--- Records supplied ---
- - - - - - -

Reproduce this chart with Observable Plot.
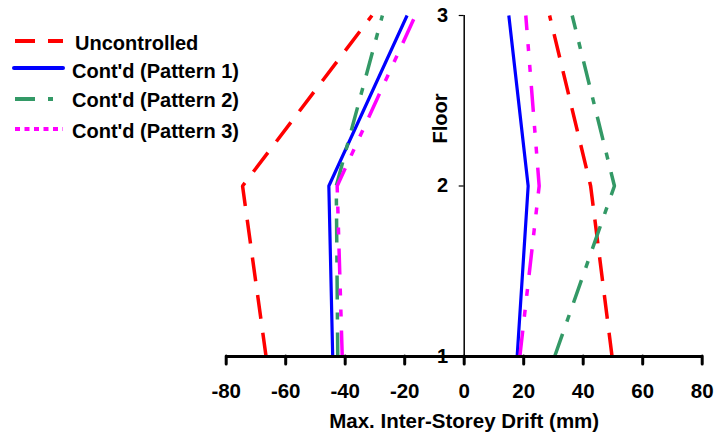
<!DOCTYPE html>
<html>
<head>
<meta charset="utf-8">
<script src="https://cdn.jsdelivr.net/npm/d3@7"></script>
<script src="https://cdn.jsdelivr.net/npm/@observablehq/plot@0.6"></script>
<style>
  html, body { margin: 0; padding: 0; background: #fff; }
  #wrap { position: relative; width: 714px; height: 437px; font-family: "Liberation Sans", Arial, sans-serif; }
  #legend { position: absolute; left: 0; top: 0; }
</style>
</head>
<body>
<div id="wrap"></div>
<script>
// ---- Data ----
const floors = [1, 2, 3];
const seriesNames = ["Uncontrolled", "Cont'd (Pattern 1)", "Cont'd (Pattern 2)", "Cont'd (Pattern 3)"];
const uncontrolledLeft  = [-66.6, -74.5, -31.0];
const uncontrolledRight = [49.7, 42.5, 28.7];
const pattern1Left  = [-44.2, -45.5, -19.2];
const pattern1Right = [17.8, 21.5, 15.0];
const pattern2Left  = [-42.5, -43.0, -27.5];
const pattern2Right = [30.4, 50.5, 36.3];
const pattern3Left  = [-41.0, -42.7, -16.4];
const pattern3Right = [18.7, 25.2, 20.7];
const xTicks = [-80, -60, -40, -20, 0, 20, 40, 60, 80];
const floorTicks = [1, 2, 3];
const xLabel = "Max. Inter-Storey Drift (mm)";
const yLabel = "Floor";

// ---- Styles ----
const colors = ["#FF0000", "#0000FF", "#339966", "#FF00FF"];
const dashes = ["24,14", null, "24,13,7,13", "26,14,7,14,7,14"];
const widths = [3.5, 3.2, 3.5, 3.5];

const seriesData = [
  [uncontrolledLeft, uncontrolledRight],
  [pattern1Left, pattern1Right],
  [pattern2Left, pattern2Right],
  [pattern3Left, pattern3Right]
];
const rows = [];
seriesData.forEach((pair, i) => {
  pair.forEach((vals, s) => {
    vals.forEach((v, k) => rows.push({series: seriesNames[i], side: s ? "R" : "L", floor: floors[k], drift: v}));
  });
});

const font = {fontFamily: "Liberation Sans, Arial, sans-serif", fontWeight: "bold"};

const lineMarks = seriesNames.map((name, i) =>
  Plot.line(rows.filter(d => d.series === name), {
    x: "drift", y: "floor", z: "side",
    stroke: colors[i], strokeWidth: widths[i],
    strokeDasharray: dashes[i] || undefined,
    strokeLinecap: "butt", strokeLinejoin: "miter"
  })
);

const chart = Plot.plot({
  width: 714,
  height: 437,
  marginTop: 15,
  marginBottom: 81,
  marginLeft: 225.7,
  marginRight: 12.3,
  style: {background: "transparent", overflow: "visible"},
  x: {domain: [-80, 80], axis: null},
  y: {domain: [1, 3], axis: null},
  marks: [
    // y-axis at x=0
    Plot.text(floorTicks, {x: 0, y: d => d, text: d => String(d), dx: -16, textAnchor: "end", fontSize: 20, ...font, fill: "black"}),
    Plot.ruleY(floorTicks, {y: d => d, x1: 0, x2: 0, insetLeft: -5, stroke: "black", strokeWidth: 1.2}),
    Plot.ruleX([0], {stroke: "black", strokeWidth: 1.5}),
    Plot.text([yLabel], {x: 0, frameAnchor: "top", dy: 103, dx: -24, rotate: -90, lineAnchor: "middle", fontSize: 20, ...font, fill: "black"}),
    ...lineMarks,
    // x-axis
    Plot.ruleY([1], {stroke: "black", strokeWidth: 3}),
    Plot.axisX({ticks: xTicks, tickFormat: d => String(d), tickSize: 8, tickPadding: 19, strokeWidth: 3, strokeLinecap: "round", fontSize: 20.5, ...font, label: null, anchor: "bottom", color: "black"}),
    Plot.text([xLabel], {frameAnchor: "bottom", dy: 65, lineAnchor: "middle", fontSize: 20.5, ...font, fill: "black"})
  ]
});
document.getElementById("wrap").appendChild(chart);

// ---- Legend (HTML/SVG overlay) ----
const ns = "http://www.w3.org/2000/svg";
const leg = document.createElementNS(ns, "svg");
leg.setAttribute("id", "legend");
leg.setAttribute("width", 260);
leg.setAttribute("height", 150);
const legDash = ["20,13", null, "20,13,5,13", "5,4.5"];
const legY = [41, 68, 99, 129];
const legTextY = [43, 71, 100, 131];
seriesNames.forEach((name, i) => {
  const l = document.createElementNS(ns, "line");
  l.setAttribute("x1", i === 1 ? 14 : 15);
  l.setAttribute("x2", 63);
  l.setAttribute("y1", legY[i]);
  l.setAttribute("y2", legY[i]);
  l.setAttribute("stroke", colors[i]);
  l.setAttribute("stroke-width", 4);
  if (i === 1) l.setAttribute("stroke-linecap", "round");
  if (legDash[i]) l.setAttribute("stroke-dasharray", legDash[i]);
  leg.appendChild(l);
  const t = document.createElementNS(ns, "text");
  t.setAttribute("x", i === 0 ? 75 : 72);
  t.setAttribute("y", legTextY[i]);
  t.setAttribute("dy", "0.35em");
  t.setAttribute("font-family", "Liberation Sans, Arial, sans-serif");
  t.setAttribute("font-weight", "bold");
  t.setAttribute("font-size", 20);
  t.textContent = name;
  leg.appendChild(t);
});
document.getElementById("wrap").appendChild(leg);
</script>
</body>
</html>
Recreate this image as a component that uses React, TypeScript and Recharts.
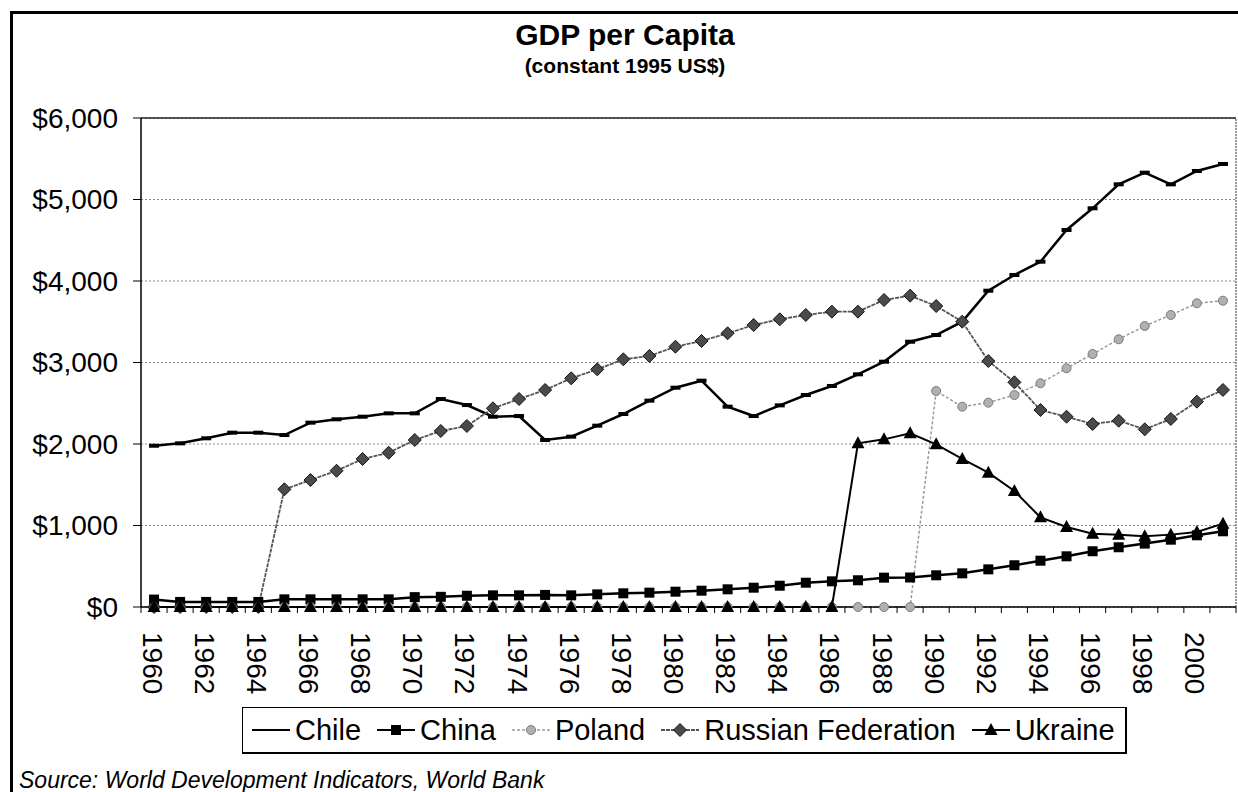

- - - - - - -

Your task is to retype all the entries exactly and leave out any pictures.

Reproduce this chart with Observable Plot.
<!DOCTYPE html>
<html>
<head>
<meta charset="utf-8">
<script src="https://cdn.jsdelivr.net/npm/d3@7"></script>
<script src="https://cdn.jsdelivr.net/npm/@observablehq/plot@0.6"></script>
<style>
  html, body { margin: 0; padding: 0; background: #fff; }
  #wrap { position: relative; width: 714px; height: 437px; font-family: "Liberation Sans", Arial, sans-serif; }
  #legend { position: absolute; left: 0; top: 0; }
</style>
</head>
<body>
<div id="wrap"></div>
<script>
// ---- Data ----
const floors = [1, 2, 3];
const seriesNames = ["Uncontrolled", "Cont'd (Pattern 1)", "Cont'd (Pattern 2)", "Cont'd (Pattern 3)"];
const uncontrolledLeft  = [-66.6, -74.5, -31.0];
const uncontrolledRight = [49.7, 42.5, 28.7];
const pattern1Left  = [-44.2, -45.5, -19.2];
const pattern1Right = [17.8, 21.5, 15.0];
const pattern2Left  = [-42.5, -43.0, -27.5];
const pattern2Right = [30.4, 50.5, 36.3];
const pattern3Left  = [-41.0, -42.7, -16.4];
const pattern3Right = [18.7, 25.2, 20.7];
const xTicks = [-80, -60, -40, -20, 0, 20, 40, 60, 80];
const floorTicks = [1, 2, 3];
const xLabel = "Max. Inter-Storey Drift (mm)";
const yLabel = "Floor";

// ---- Styles ----
const colors = ["#FF0000", "#0000FF", "#339966", "#FF00FF"];
const dashes = ["24,14", null, "24,13,7,13", "26,14,7,14,7,14"];
const widths = [3.5, 3.2, 3.5, 3.5];

const seriesData = [
  [uncontrolledLeft, uncontrolledRight],
  [pattern1Left, pattern1Right],
  [pattern2Left, pattern2Right],
  [pattern3Left, pattern3Right]
];
const rows = [];
seriesData.forEach((pair, i) => {
  pair.forEach((vals, s) => {
    vals.forEach((v, k) => rows.push({series: seriesNames[i], side: s ? "R" : "L", floor: floors[k], drift: v}));
  });
});

const font = {fontFamily: "Liberation Sans, Arial, sans-serif", fontWeight: "bold"};

const lineMarks = seriesNames.map((name, i) =>
  Plot.line(rows.filter(d => d.series === name), {
    x: "drift", y: "floor", z: "side",
    stroke: colors[i], strokeWidth: widths[i],
    strokeDasharray: dashes[i] || undefined,
    strokeLinecap: "butt", strokeLinejoin: "miter"
  })
);

const chart = Plot.plot({
  width: 714,
  height: 437,
  marginTop: 15,
  marginBottom: 81,
  marginLeft: 225.7,
  marginRight: 12.3,
  style: {background: "transparent", overflow: "visible"},
  x: {domain: [-80, 80], axis: null},
  y: {domain: [1, 3], axis: null},
  marks: [
    // y-axis at x=0
    Plot.text(floorTicks, {x: 0, y: d => d, text: d => String(d), dx: -16, textAnchor: "end", fontSize: 20, ...font, fill: "black"}),
    Plot.ruleY(floorTicks, {y: d => d, x1: 0, x2: 0, insetLeft: -5, stroke: "black", strokeWidth: 1.2}),
    Plot.ruleX([0], {stroke: "black", strokeWidth: 1.5}),
    Plot.text([yLabel], {x: 0, frameAnchor: "top", dy: 103, dx: -24, rotate: -90, lineAnchor: "middle", fontSize: 20, ...font, fill: "black"}),
    ...lineMarks,
    // x-axis
    Plot.ruleY([1], {stroke: "black", strokeWidth: 3}),
    Plot.axisX({ticks: xTicks, tickFormat: d => String(d), tickSize: 8, tickPadding: 19, strokeWidth: 3, strokeLinecap: "round", fontSize: 20.5, ...font, label: null, anchor: "bottom", color: "black"}),
    Plot.text([xLabel], {frameAnchor: "bottom", dy: 65, lineAnchor: "middle", fontSize: 20.5, ...font, fill: "black"})
  ]
});
document.getElementById("wrap").appendChild(chart);

// ---- Legend (HTML/SVG overlay) ----
const ns = "http://www.w3.org/2000/svg";
const leg = document.createElementNS(ns, "svg");
leg.setAttribute("id", "legend");
leg.setAttribute("width", 260);
leg.setAttribute("height", 150);
const legDash = ["20,13", null, "20,13,5,13", "5,4.5"];
const legY = [41, 68, 99, 129];
const legTextY = [43, 71, 100, 131];
seriesNames.forEach((name, i) => {
  const l = document.createElementNS(ns, "line");
  l.setAttribute("x1", i === 1 ? 14 : 15);
  l.setAttribute("x2", 63);
  l.setAttribute("y1", legY[i]);
  l.setAttribute("y2", legY[i]);
  l.setAttribute("stroke", colors[i]);
  l.setAttribute("stroke-width", 4);
  if (i === 1) l.setAttribute("stroke-linecap", "round");
  if (legDash[i]) l.setAttribute("stroke-dasharray", legDash[i]);
  leg.appendChild(l);
  const t = document.createElementNS(ns, "text");
  t.setAttribute("x", i === 0 ? 75 : 72);
  t.setAttribute("y", legTextY[i]);
  t.setAttribute("dy", "0.35em");
  t.setAttribute("font-family", "Liberation Sans, Arial, sans-serif");
  t.setAttribute("font-weight", "bold");
  t.setAttribute("font-size", 20);
  t.textContent = name;
  leg.appendChild(t);
});
document.getElementById("wrap").appendChild(leg);
</script>
</body>
</html>
Recreate this image as a component that uses React, TypeScript and Recharts.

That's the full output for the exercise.